What to work on ::
Below are some records. Pull every line that contains the word "diagram".

::::::::::

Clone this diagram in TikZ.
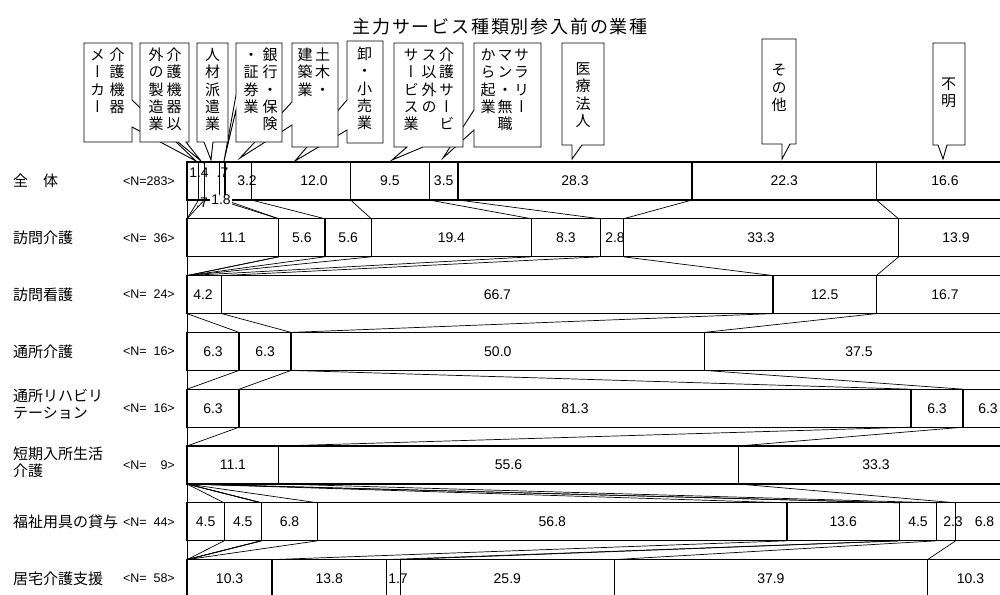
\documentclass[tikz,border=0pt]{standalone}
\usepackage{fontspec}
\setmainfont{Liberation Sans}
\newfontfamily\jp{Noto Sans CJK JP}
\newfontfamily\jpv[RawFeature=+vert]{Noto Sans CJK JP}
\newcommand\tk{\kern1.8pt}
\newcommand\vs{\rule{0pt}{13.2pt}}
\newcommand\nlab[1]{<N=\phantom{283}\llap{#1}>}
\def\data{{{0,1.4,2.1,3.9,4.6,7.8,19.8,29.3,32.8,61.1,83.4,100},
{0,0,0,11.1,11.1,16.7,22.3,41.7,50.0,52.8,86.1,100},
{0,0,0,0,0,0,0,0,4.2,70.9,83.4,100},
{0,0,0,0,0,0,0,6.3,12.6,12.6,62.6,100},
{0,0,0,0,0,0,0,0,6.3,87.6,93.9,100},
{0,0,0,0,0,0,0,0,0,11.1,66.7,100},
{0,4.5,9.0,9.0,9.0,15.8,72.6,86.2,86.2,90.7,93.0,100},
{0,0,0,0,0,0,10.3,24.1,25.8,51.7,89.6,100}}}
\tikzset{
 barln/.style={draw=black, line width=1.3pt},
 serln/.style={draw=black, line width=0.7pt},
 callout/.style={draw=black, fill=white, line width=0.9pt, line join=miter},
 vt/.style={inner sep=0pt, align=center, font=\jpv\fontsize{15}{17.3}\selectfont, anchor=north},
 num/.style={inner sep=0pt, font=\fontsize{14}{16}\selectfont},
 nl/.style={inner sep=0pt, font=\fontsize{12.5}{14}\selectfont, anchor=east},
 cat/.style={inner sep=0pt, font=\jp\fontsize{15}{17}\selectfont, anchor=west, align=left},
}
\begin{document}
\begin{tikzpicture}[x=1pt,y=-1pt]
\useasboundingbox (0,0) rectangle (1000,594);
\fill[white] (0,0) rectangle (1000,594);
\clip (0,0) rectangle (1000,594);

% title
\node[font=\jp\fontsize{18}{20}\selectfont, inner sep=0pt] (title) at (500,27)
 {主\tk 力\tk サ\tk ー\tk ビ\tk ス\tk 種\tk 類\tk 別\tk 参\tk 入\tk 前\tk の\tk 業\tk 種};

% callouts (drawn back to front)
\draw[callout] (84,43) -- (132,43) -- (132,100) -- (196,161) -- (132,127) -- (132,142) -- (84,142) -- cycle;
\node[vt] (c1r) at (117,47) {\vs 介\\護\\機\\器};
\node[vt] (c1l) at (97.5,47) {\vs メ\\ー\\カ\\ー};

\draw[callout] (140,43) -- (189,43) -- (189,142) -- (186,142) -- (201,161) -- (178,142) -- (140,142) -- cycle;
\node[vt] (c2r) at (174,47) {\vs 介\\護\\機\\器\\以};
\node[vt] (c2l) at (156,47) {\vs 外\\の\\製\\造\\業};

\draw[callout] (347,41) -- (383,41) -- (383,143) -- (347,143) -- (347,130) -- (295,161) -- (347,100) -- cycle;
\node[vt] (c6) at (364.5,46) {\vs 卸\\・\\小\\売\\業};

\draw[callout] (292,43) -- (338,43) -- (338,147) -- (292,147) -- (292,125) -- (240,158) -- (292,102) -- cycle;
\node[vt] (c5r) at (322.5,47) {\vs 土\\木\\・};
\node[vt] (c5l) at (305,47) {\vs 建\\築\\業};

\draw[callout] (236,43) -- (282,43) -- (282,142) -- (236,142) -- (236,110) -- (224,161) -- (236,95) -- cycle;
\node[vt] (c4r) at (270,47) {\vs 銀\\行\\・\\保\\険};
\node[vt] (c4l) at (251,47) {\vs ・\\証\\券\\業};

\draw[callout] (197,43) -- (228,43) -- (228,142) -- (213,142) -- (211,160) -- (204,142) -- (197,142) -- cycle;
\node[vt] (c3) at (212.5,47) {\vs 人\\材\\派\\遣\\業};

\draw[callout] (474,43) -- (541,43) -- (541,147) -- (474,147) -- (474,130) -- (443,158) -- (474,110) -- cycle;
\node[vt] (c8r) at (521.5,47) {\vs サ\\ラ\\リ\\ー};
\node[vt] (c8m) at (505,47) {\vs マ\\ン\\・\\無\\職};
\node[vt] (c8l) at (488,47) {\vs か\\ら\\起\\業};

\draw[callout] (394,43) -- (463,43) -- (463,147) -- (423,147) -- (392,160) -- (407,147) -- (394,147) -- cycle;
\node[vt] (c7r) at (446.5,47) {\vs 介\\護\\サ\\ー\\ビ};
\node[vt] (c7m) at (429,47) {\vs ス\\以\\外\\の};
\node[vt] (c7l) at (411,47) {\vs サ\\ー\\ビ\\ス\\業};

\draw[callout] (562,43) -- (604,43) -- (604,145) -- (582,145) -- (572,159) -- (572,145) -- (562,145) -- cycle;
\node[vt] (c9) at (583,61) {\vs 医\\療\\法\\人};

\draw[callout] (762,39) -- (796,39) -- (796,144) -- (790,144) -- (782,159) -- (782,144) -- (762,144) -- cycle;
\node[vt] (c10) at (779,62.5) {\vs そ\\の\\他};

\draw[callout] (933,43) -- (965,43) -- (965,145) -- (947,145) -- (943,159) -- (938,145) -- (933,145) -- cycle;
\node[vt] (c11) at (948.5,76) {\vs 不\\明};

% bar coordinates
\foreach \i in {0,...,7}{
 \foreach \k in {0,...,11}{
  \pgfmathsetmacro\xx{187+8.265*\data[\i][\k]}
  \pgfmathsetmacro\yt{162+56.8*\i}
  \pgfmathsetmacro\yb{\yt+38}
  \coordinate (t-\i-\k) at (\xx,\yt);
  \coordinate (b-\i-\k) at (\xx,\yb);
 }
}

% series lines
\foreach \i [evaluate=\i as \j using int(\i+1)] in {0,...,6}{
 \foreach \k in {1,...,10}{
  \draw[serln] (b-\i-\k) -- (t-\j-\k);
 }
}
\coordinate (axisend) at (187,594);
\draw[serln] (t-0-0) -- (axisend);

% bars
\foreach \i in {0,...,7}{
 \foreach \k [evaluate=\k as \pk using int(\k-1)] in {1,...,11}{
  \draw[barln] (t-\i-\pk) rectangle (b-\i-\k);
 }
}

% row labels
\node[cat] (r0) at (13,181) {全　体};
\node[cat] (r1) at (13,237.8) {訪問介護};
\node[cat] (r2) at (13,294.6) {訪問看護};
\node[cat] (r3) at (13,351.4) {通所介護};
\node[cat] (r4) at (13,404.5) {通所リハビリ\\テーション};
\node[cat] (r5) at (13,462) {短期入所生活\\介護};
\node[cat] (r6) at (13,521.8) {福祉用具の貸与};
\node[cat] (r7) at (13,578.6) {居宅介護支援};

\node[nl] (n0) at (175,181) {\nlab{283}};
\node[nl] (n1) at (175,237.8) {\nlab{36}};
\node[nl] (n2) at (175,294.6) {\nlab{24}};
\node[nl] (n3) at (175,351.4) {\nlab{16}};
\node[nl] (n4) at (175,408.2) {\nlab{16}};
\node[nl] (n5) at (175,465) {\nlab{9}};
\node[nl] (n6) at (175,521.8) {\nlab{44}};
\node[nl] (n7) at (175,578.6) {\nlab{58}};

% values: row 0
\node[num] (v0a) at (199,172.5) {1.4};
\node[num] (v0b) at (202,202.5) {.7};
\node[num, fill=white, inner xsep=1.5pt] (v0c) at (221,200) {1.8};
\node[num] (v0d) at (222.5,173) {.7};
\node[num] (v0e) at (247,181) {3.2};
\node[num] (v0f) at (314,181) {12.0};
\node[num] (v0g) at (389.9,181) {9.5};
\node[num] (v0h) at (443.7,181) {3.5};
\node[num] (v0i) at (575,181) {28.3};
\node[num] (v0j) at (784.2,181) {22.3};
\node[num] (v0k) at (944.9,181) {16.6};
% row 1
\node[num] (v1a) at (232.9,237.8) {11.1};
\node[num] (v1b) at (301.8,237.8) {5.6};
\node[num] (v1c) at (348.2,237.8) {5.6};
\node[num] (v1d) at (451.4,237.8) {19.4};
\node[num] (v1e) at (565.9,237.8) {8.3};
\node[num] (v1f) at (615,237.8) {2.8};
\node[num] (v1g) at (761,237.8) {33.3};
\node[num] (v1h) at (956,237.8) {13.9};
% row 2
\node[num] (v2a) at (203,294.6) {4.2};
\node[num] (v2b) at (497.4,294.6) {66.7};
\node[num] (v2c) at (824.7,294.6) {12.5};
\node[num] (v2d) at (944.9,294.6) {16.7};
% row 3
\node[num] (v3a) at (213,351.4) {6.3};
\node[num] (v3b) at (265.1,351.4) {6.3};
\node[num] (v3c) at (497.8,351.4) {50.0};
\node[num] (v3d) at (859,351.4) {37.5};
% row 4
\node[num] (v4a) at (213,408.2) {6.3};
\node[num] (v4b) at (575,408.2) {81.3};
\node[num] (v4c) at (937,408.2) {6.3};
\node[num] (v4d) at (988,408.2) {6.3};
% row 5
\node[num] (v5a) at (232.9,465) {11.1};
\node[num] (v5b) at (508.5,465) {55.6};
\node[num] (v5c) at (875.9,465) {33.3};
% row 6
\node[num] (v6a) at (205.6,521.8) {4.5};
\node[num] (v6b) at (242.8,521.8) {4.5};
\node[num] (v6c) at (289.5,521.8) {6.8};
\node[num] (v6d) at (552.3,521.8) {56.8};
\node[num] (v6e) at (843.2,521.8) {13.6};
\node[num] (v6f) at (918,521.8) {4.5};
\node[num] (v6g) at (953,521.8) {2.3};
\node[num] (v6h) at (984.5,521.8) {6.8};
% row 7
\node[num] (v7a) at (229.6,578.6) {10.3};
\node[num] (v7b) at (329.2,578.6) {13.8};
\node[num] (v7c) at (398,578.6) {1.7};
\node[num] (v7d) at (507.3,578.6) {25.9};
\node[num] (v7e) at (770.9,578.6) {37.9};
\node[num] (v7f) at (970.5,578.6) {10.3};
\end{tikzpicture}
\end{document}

::::::::::

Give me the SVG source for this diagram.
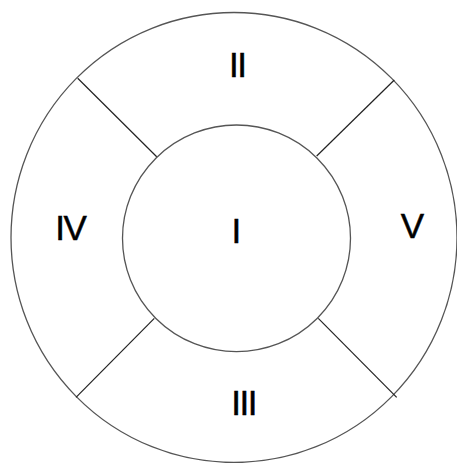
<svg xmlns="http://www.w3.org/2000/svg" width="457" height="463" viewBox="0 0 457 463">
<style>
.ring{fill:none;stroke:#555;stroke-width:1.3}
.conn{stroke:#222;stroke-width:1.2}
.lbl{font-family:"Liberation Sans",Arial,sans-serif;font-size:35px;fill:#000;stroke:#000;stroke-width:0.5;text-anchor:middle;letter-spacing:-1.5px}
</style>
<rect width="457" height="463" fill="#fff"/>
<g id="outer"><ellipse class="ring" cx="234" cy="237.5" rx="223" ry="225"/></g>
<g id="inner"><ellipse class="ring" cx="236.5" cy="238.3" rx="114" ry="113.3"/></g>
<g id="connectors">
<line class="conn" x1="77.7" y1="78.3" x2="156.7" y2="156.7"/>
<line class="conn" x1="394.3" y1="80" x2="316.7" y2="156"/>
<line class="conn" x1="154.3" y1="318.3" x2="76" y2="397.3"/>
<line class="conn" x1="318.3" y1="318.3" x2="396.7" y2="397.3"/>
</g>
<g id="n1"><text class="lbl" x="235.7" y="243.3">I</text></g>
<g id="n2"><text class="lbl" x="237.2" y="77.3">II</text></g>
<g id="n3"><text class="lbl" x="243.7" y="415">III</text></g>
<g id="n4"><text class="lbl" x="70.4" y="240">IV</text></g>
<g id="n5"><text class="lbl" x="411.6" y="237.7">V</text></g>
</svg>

::::::::::

Completed exercise ::
Clone this diagram in TikZ.
Give me the SVG source for this diagram.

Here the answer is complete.